Coca Cola Earnings Call Spotlight: Balancing Profit Growth Versus Sacrificing Market Share

On Tuesday, Coca Cola Company (NYSE:KO) released its fourth quarter earnings and discussed the following topics in its earnings conference call. Take a look.

Balancing Profit Growth vs Sacrificing Market Share

Bill Pecoriello – Consumer Edge Research asked: Looking at 2012, we’re likely going to see a significant step up in competitive spending in North America and maybe some other markets. Gary, you talked about sustaining a price premium in the market. Muhtar, you talked about the long-term brand building strategies.

How are you thinking about balancing profit growth goals against sacrificing any market share? In the event that the stepped up spending is greater than you expected in any one market for any one given year, what extent do you use portfolio management, etc.?

I am mostly referring to North America for the stepped-up spending.

Muhtar Kent – Chairman and CEO responded: Let me address North America first. We’ve achieved a pretty healthy price mix in the fourth quarter, 2 percent including a rate increase in retail pricing of sparkling beverages at 4 percent in North America. Our brand strength continues with brand Coca-Cola of 1 percent in the same quarter.

I think it will be right to assume that this kind of rational pricing would continue in terms of rate for 2012 because I think there is never a room in business for irrationality over the long-term and that’s how I would project. I think we are going into this from a point of strength.

Our brands are stronger, our system is much stronger, our metrics for customer service are much, much better, and I see us continuing with our momentum. I think pricing actions should continue into 2012 in terms of rationality; we anticipate taking additional pricing on key segments of the business through this year in accordance with our normal commercial practices.

We manage a very broad portfolio of our business. That’s how I would reference it. In terms of international, I think you heard Gary talk about a 3 percent price mix.

I believe that’s a testament again to the strength of our international business, which continues to be able to generate good price mix on top of good volume and still growing our market share. Those are the key metrics for international.

Challenging Markets from a Consumer Standpoint

Mark Swartzberg – Stifel Nicolaus asked: I’d like to follow-up, zeroing in on some of those externals that you are describing, those dislocations you mentioned in regions like the Middle East and some of the other more recently, more challenging markets.

When you think about what’s going on in some of those markets from a broader consumer standpoint and what the Coca-Cola Company can do about those things, how are your packaging initiatives changing? How are you thinking about spending money at the poll level in terms of how you’re proposing folks take an additional interest in your products in those markets?

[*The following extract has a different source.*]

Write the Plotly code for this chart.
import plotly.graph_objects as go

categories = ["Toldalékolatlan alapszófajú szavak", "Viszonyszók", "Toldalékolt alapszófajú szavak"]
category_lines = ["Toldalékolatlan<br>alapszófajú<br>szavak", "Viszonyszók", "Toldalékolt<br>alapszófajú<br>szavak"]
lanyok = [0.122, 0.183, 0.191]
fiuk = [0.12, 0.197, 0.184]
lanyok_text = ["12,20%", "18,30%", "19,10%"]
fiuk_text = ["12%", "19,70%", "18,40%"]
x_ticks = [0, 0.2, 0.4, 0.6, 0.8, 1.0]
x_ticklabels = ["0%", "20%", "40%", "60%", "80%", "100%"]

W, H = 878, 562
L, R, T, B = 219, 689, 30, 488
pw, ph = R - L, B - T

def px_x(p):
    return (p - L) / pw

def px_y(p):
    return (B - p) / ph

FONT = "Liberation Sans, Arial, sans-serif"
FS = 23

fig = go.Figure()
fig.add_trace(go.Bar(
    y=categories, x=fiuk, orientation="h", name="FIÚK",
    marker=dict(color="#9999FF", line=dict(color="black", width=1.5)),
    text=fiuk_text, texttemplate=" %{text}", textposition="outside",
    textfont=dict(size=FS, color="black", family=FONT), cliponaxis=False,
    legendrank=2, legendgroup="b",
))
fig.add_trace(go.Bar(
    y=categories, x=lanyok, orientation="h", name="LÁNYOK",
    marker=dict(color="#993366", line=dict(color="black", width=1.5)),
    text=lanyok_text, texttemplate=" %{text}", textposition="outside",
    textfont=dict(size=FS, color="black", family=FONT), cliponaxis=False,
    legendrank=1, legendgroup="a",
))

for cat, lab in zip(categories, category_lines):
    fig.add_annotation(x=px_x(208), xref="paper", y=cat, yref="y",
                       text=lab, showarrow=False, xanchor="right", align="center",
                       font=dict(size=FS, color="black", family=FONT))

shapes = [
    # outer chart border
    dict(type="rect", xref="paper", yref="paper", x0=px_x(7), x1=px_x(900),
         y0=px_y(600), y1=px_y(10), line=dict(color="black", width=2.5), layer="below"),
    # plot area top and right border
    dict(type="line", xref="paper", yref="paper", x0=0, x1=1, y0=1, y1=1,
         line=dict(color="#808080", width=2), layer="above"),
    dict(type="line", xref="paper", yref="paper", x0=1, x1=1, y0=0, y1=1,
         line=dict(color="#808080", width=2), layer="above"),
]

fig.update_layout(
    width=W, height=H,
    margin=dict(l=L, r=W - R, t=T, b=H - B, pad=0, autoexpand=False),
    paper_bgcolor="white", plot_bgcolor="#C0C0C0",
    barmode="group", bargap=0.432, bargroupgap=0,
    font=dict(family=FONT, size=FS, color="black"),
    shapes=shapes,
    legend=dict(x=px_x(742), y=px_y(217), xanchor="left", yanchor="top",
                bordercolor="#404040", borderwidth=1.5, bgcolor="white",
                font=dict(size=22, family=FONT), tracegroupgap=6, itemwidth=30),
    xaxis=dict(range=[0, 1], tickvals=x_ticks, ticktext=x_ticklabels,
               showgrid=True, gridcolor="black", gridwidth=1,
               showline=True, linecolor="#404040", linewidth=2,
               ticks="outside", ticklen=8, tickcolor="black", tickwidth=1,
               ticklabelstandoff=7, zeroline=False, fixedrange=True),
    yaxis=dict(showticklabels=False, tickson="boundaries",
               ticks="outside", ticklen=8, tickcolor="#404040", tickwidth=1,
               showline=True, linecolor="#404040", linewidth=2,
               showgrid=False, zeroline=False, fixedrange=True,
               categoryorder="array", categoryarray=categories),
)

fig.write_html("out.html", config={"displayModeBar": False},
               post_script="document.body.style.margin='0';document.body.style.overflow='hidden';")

Muhtar Kent – Chairman and CEO responded: First, our brands are getting stronger. We are continuing to invest and you will see us continue to invest. What happens in a quarter is not the result of our investments in that quarter or the previous quarter, but what are our investments were three, four, five, six quarters ago.

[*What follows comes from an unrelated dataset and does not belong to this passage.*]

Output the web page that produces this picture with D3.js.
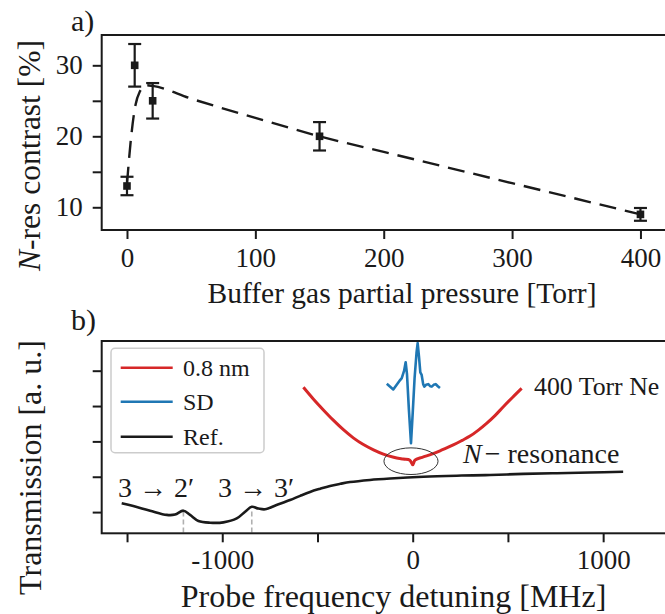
<!DOCTYPE html>
<html><head><meta charset="utf-8">
<script src="https://cdn.jsdelivr.net/npm/d3@7"></script>
<style>
body{margin:0;background:#fff}
svg{display:block}
text{font-family:"Liberation Serif","Times New Roman",serif;fill:#1a1a1a}
</style>
</head><body>
<svg id="c" width="665" height="614"></svg>
<script>
// ---------- Panel a data ----------
const pressure = [0, 6, 20, 150, 400];
const contrast = [13, 30, 25, 20, 9];
const contrastErr = [1.3, 3, 2.5, 2, 0.9];
const fitPressure = [0, 3, 6, 10, 15, 20, 50, 100, 150, 200, 250, 300, 350, 400];
const fitContrast = [13.3, 19.5, 23.8, 26.3, 27.2, 27.1, 25.3, 22.6, 20.0, 17.8, 15.6, 13.4, 11.2, 9.0];
const xTicksA = [0, 100, 200, 300, 400];
const yTicksA = [10, 15, 20, 25, 30];
const yLabelsA = [10, 20, 30];

// ---------- Panel b data ----------
const detuneRef = [-1528,-1467,-1379,-1291,-1248,-1204,-1169,-1125,-1064,-994,-924,-880,-845,-810,-775,-715,-644,-591,-539,-486,-434,-380,-329,-224,-119,56,231,406,581,756,931,1105];
const transRef  = [0.25,0.17,0.04,-0.08,-0.07,0.04,-0.08,-0.25,-0.30,-0.29,-0.18,0.01,0.15,0.10,0.08,0.20,0.34,0.46,0.57,0.66,0.74,0.80,0.85,0.91,0.95,1.00,1.03,1.05,1.08,1.10,1.12,1.14];
const detuneRed = [-574,-522,-469,-417,-364,-312,-259,-206,-154,-100,-50,-15,0,12,50,100,150,213,260,301,345,388,432,476,525,572];
const transRed  = [3.53,3.20,2.89,2.60,2.33,2.10,1.91,1.76,1.64,1.55,1.50,1.47,1.34,1.47,1.55,1.64,1.75,1.90,2.03,2.15,2.32,2.51,2.73,2.98,3.25,3.50];
const detuneBlue = [-136,-102,-67,-58,-45,-37,-30,-20,-9,0,10,20,26,33,40,47,55,61,70,82,92,100,110,121,132,143];
const transBlue  = [3.63,3.47,3.73,3.78,4.0,4.24,3.9,2.9,1.95,2.8,3.8,4.5,4.78,4.4,3.95,3.88,3.62,3.55,3.6,3.62,3.56,3.55,3.6,3.62,3.56,3.51];
const hfsDetune = [-1204, -845];
const hfsLabels = ["3 \u2192 2\u2032", "3 \u2192 3\u2032"];
const xTicksB = [-1500, -1000, -500, 0, 500, 1000];
const xLabelsB = [-1000, 0, 1000];
const yTicksB = [0, 1, 2, 3, 4];
const legendNames = ["0.8 nm", "SD", "Ref."];
const legendColors = ["#d62728", "#1f77b4", "#1a1a1a"];

const svg = d3.select("#c");
const INK = "#1a1a1a";
const SERIF = '"Liberation Serif","Times New Roman",serif';

// ---------- Panel a ----------
const A = {l: 101.7, r: 666, t: 35, b: 230};
const xA = d3.scaleLinear().domain([-19.7, 419.9]).range([A.l, A.r]);
const yA = d3.scaleLinear().domain([6.8, 34.27]).range([A.b, A.t]);

function styleAxis(g, fs){
  g.attr("font-family", SERIF).attr("font-size", fs);
  g.select(".domain").remove();
  g.selectAll(".tick line").attr("stroke", INK).attr("stroke-width", 2);
  g.selectAll(".tick text").attr("font-size", fs).attr("fill", INK).attr("font-family", SERIF);
}

const gxA = svg.append("g").attr("transform", `translate(0,${A.b})`)
  .call(d3.axisBottom(xA).tickValues(xTicksA).tickSize(9).tickPadding(9).tickFormat(d3.format("d")));
styleAxis(gxA, 27);
const gyA = svg.append("g").attr("transform", `translate(${A.l},0)`)
  .call(d3.axisLeft(yA).tickValues(yTicksA).tickSize(9).tickPadding(10)
    .tickFormat(d => yLabelsA.includes(d) ? d : ""));
styleAxis(gyA, 27);

// fit line
svg.append("path")
  .datum(fitPressure.map((p, i) => [p, fitContrast[i]]))
  .attr("fill", "none").attr("stroke", INK).attr("stroke-width", 2.4)
  .attr("stroke-dasharray", "17,9")
  .attr("d", d3.line().x(d => xA(d[0])).y(d => yA(d[1])).curve(d3.curveMonotoneX));

// error bars
const eb = svg.append("g");
pressure.forEach((p, i) => {
  const x = xA(p), y1 = yA(contrast[i] - contrastErr[i]), y2 = yA(contrast[i] + contrastErr[i]);
  eb.append("line").attr("x1", x).attr("x2", x).attr("y1", y1).attr("y2", y2).attr("stroke", INK).attr("stroke-width", 2.2);
  [y1, y2].forEach(y => eb.append("line").attr("x1", x - 6.5).attr("x2", x + 6.5).attr("y1", y).attr("y2", y).attr("stroke", INK).attr("stroke-width", 2.2));
  eb.append("rect").attr("x", x - 3.8).attr("y", yA(contrast[i]) - 3.8).attr("width", 7.6).attr("height", 7.6).attr("fill", INK);
});

// spines a
svg.append("rect").attr("x", A.l).attr("y", A.t).attr("width", A.r - A.l).attr("height", A.b - A.t)
  .attr("fill", "none").attr("stroke", INK).attr("stroke-width", 2);

svg.append("text").attr("x", 402).attr("y", 303).attr("text-anchor", "middle").attr("font-size", 29.5)
  .text("Buffer gas partial pressure [Torr]");
const ylA = svg.append("text").attr("transform", "translate(40,155.5) rotate(-90)").attr("text-anchor", "middle").attr("font-size", 31.5);
ylA.append("tspan").attr("font-style", "italic").text("N");
ylA.append("tspan").text("-res contrast [%]");
svg.append("text").attr("x", 71).attr("y", 31).attr("font-size", 30).text("a)");

// ---------- Panel b ----------
const B = {l: 101.7, r: 666, t: 341, b: 533.3};
const xB = d3.scaleLinear().domain([-1633, 1330]).range([B.l, B.r]);
const yB = d3.scaleLinear().domain([-0.60, 4.84]).range([B.b, B.t]);

const gxB = svg.append("g").attr("transform", `translate(0,${B.b})`)
  .call(d3.axisBottom(xB).tickValues(xTicksB).tickSize(9).tickPadding(8)
    .tickFormat(d => xLabelsB.includes(d) ? String(d) : ""));
styleAxis(gxB, 27);
const gyB = svg.append("g").attr("transform", `translate(${B.l},0)`)
  .call(d3.axisLeft(yB).tickValues(yTicksB).tickSize(9).tickFormat(""));
styleAxis(gyB, 27);

// hyperfine dashed markers
hfsDetune.forEach(d => {
  svg.append("line").attr("x1", xB(d)).attr("x2", xB(d)).attr("y1", yB(0.02)).attr("y2", B.b)
    .attr("stroke", "#b0b0b0").attr("stroke-width", 1.6).attr("stroke-dasharray", "5,3");
});

const pts = (xs, ys) => xs.map((d, i) => [d, ys[i]]);
const smooth = d3.line().x(d => xB(d[0])).y(d => yB(d[1])).curve(d3.curveCatmullRom);
const sharp = d3.line().x(d => xB(d[0])).y(d => yB(d[1]));

svg.append("path").attr("fill", "none").attr("stroke", "#1a1a1a").attr("stroke-width", 2.6)
  .attr("d", smooth(pts(detuneRef, transRef)));
svg.append("path").attr("fill", "none").attr("stroke", "#d62728").attr("stroke-width", 3)
  .attr("stroke-linejoin", "round").attr("d", smooth(pts(detuneRed, transRed)));
svg.append("path").attr("fill", "none").attr("stroke", "#1f77b4").attr("stroke-width", 2.6)
  .attr("stroke-linejoin", "round").attr("d", sharp(pts(detuneBlue, transBlue)));

// ellipse around N-resonance
svg.append("ellipse").attr("cx", xB(-9)).attr("cy", yB(1.44))
  .attr("rx", xB(142) - xB(0)).attr("ry", yB(0) - yB(0.377))
  .attr("fill", "none").attr("stroke", "#333").attr("stroke-width", 1);

// spines b
svg.append("rect").attr("x", B.l).attr("y", B.t).attr("width", B.r - B.l).attr("height", B.b - B.t)
  .attr("fill", "none").attr("stroke", INK).attr("stroke-width", 2);

// annotations
svg.append("text").attr("x", 118).attr("y", 497).attr("font-size", 28).text(hfsLabels[0]);
svg.append("text").attr("x", 218).attr("y", 497).attr("font-size", 28).text(hfsLabels[1]);
svg.append("text").attr("x", 534).attr("y", 395).attr("font-size", 25.8).text("400 Torr Ne");
const nres = svg.append("text").attr("x", 463).attr("y", 463).attr("font-size", 28);
nres.append("tspan").attr("font-style", "italic").text("N");
nres.append("tspan").attr("dx", 3).text("\u2212 resonance");

// legend
const lg = svg.append("g");
lg.append("rect").attr("x", 111).attr("y", 348.3).attr("width", 153).attr("height", 104.4).attr("rx", 4)
  .attr("fill", "#fff").attr("fill-opacity", 0.8).attr("stroke", "#cccccc").attr("stroke-width", 1.5);
const ly = [367.7, 401.7, 436.7];
legendNames.forEach((n, i) => {
  lg.append("line").attr("x1", 120.7).attr("x2", 172.7).attr("y1", ly[i]).attr("y2", ly[i])
    .attr("stroke", legendColors[i]).attr("stroke-width", 2.6);
  lg.append("text").attr("x", 183).attr("y", ly[i]).attr("dy", "0.35em").attr("font-size", 24).text(n);
});

svg.append("text").attr("x", 393.5).attr("y", 607).attr("text-anchor", "middle").attr("font-size", 32)
  .text("Probe frequency detuning [MHz]");
svg.append("text").attr("transform", "translate(41,467.5) rotate(-90)").attr("text-anchor", "middle").attr("font-size", 32)
  .text("Transmission [a. u.]");
svg.append("text").attr("x", 71).attr("y", 330).attr("font-size", 30).text("b)");
</script>
</body></html>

We will continue to invest, our brands continue to gain share and if you look at our share results overall, right now in the world, both in sparkling and in still beverages, it is an all-time high. Brand metrics for sparkling as well as still beverages are trending in a very healthy manner. So, brand health investments, stronger system, better alignment, all basically works in our favor even in times of volatility and we’re seeing that manifest itself.